Странно, думаю я, законспирированный бриллиант? Зачем? <...>
Встречи наши окрашены конституцией, выборами в Советы. Волна заседаний охватила и писательский дом, и дом композиторов... В правлении Союза писателей и писательского дома появились новые люди... в них чувствовалось... стремление к комфорту, все как-то лихорадочно обзаводились машинами, дачами, идет раздел писательских дач, Соболев срочно кончает курс шоферов – и все это делается с какой-то лихорадочной поспешностью. Поэт Кирсанов делается таким метрдотелем писательского дома, заговорили о кухне, в воздухе носились разговоры о блестящей кухне, гаражах, судорожно искали бензин. <...> и как-то на моих глазах появляются черты хищнического, люди охвачены азартом. Начинается какая-то трамвайная давка с отдавливанием ног...» Описывая встречу Нового 1939 года в Клубе писателей, она пользуется пушкинским определением – «пир во время чумы» [247] .
247
РГАЛИ. Фонд 2440 (В. Н. Яхонтов и Е. Е. Попова). Попова Е. Владимир Яхонтов. Описание жизни и творчества. Оп. 1, ед. хр. 61, л. 172, 174.

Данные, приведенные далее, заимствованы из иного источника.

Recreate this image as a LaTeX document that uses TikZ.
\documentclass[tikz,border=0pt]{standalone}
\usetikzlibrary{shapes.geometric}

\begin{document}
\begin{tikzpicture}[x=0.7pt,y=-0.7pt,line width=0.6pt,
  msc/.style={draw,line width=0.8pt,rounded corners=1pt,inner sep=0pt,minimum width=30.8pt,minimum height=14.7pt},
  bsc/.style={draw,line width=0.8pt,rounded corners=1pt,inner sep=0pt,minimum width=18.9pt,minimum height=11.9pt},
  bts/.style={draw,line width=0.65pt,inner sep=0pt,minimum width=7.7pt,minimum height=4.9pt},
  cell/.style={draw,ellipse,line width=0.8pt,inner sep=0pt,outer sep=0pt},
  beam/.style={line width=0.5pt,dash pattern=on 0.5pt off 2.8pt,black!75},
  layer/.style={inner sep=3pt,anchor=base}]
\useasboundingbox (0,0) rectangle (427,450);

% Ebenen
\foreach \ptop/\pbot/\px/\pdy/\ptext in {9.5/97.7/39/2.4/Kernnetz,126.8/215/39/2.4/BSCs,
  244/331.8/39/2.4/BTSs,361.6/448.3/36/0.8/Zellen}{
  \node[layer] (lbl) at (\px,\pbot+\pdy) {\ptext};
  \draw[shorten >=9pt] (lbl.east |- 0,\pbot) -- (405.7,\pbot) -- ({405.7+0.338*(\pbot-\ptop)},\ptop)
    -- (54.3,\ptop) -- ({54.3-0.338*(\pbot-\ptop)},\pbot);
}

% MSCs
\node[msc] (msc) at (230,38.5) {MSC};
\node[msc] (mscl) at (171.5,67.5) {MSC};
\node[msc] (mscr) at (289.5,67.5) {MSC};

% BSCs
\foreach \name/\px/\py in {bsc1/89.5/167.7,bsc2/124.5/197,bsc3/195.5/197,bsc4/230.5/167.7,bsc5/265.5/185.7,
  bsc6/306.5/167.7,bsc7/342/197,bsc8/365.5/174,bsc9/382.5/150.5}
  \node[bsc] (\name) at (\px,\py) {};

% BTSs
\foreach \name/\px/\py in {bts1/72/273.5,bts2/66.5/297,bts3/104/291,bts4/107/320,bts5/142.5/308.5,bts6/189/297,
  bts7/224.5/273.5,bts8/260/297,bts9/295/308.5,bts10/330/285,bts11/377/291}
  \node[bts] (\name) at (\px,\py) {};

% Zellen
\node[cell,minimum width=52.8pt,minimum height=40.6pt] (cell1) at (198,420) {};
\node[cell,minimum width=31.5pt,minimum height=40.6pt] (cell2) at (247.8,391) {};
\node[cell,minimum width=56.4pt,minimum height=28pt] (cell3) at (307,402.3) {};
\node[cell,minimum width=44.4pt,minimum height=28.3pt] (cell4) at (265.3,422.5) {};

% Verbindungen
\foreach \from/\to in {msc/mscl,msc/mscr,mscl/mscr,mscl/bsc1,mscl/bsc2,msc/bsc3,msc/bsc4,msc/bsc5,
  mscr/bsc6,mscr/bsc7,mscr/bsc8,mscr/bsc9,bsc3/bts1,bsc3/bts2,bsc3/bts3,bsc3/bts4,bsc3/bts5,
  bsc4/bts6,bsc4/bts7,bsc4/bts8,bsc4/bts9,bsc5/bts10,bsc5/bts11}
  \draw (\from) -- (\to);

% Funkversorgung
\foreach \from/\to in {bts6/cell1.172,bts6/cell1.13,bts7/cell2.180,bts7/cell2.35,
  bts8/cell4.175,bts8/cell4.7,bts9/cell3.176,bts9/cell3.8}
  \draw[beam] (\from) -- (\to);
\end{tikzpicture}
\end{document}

Мы знаем нескольких сильных духом, сознательно не желавших принимать участие ни в литературном процессе с единственно допустимым методом «социалистического реализма», ни в новых формах литературной жизни. Но и из них никому не удалось устраниться полностью, если он остался жив. Да и не они определяли моральную атмосферу времени, тем более то, что называется литературной политикой, а на практике сводится к возможности для писателя жить и зарабатывать литературным трудом.

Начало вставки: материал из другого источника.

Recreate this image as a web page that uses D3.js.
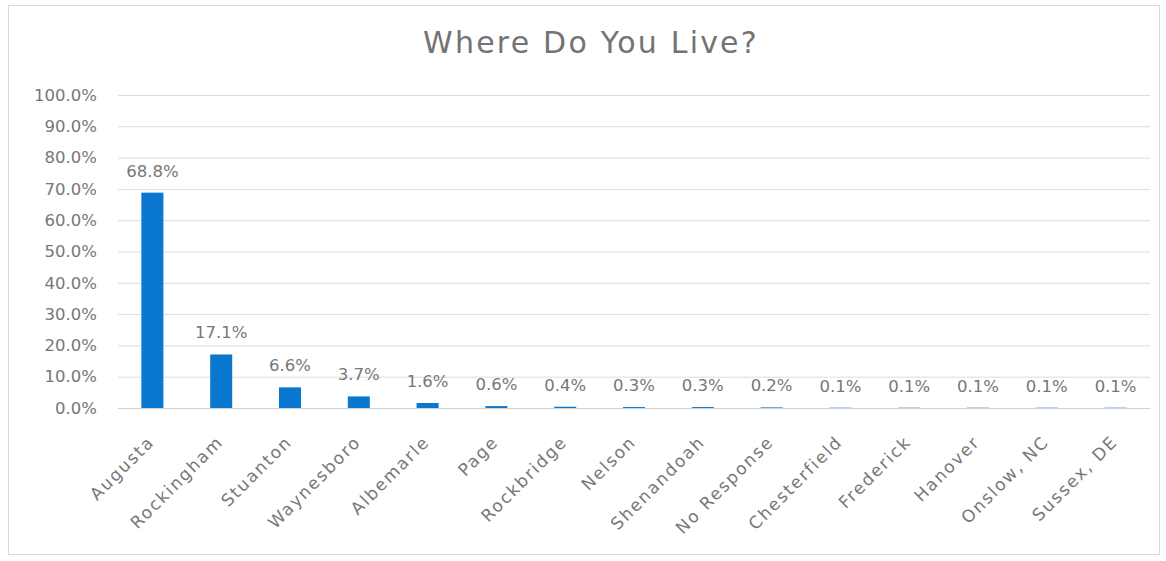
<!DOCTYPE html>
<html><head><meta charset="utf-8">
<script src="https://cdn.jsdelivr.net/npm/d3@7"></script>
<style>
body{margin:0;background:#fff;}
text{font-family:"DejaVu Sans",sans-serif;}
</style></head>
<body><svg id="c" width="1166" height="561"></svg>
<script>
const categories = ["Augusta","Rockingham","Stuanton","Waynesboro","Albemarle","Page","Rockbridge","Nelson","Shenandoah","No Response","Chesterfield","Frederick","Hanover","Onslow, NC","Sussex, DE"];
const values = [68.8,17.1,6.6,3.7,1.6,0.6,0.4,0.3,0.3,0.2,0.1,0.1,0.1,0.1,0.1];
const yTicks = [0,10,20,30,40,50,60,70,80,90,100];
const title = "Where Do You Live?";

const svg = d3.select("#c");
const W=1166,H=561;
const m={l:118,r:16,t:95,b:153};
svg.append("rect").attr("x",8.5).attr("y",5.5).attr("width",1151).attr("height",549)
  .attr("fill","#fff").attr("stroke","#d9d9d9");
const x = d3.scaleBand().domain(categories).range([m.l,W-m.r]).paddingInner(0.68).paddingOuter(0.34);
const y = d3.scaleLinear().domain([0,100]).range([H-m.b,m.t]);

svg.append("text").attr("x",591).attr("y",53).attr("text-anchor","middle")
  .attr("font-size",30).attr("letter-spacing",2.2).attr("fill","#737373").text(title);

const ya = svg.append("g").attr("transform",`translate(${m.l},0)`)
  .call(d3.axisLeft(y).tickValues(yTicks).tickSize(-(W-m.l-m.r)).tickPadding(21).tickFormat(d=>d.toFixed(1)+"%"));
ya.select(".domain").remove();
ya.selectAll("line").attr("stroke","#dcdcdc");
ya.selectAll("text").attr("font-size",16.5).attr("fill","#777");

const xa = svg.append("g").attr("transform",`translate(0,${H-m.b})`)
  .call(d3.axisBottom(x).tickSize(0).tickPadding(0));
xa.select(".domain").attr("stroke","#d0d0d0");
xa.selectAll("text").attr("font-size",17).attr("letter-spacing",1.8).attr("fill","#777")
  .attr("text-anchor","end").attr("dy",0)
  .attr("transform","translate(3,35) rotate(-45)");

svg.append("g").selectAll("rect").data(values).join("rect")
  .attr("x",(d,i)=>x(categories[i])).attr("width",x.bandwidth())
  .attr("y",d=>y(d)).attr("height",d=>y(0)-y(d)).attr("fill","#0a78d0");

svg.append("g").selectAll("text").data(values).join("text")
  .attr("x",(d,i)=>x(categories[i])+x.bandwidth()/2).attr("y",d=>y(d)-16)
  .attr("text-anchor","middle").attr("font-size",16.5).attr("fill","#777")
  .text(d=>d.toFixed(1)+"%");
</script></body></html>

Закономерно, что Цветаевой не было места в советской литературе предвоенных лет. Но жить, обеспечить сына она считала своим долгом. Необходимы были жилье и заработок, чтобы кормить его и себя, носить передачи в тюрьму мужу и дочери. В этот отчаянный момент Цветаевой помог Пастернак.
Судя по сохранившимся воспоминаниям, намекам, слухам, душа Пастернака больше не была распахнута для Цветаевой. Их отношения себя исчерпали. Исчез человеческий, мужской интерес, который так сильно звучал в пастернаковских письмах двадцатых годов. Вряд ли сохранился и интерес к тому, что делала Цветаева в последние годы; вскоре после ее смерти Пастернак писал о ней как о поэте «гениальных возможностей» [248] – не свершений. Если бы судьба Цветаевой на родине сложилась благополучно, возможно, он и не встречался бы с ней. В их отношениях больше не было душевной близости, братства, обмена стихами – что всегда так необходимо было Цветаевой. Злые языки говорят, что он опасался ревности своей жены. Во всяком случае, из рассказа Цветаевой Липкину показалось, что Пастернак принял ее не как «равносущую», а как бедную, попавшую в беду сестру. Объективно говоря, это было много – он оказался едва ли не единственным, кто помогал Цветаевой в устройстве ее дел. В трагической ситуации Пастернак протянул Цветаевой руку помощи. Он пытался заинтересовать ее судьбой главного литературного босса А. Фадеева, но из этого ничего не получилось: по «квартирному» вопросу Фадеев ответил ей, что у Союза писателей есть «большая группа очень хороших писателей и поэтов,нуждающихся в жилплощади...» (выделено мною. – В. Ш.) —очевидно, в число «очень хороших» Цветаева не входила. Зато В. К. Звягинцева определенно помнила: «Пастернак свел ее с Гольцевым, который дал ей переводы». Виктор Гольцев был влиятельным деятелем в области литератур советских народов, от него зависело распределение работы, и с его помощью Цветаева получила переводы национальных поэтов по подстрочникам. Липкину запомнился, со слов Цветаевой, обед с грузинскими поэтами, устроенный для нее Пастернаком: прекрасная еда, вино, цветистое восточное красноречие. Цветаева недоумевала: как можно целый день провести за обеденным столом?.. Но может быть, как раз в результате этого обеда она и получила заказ на переводы поэм грузинского классика Важа Пшавела...
248
Письмо к Н. А. Табидзе от 20 марта 1942 г. (Литературная Грузия. 1966. № 1. С. 88).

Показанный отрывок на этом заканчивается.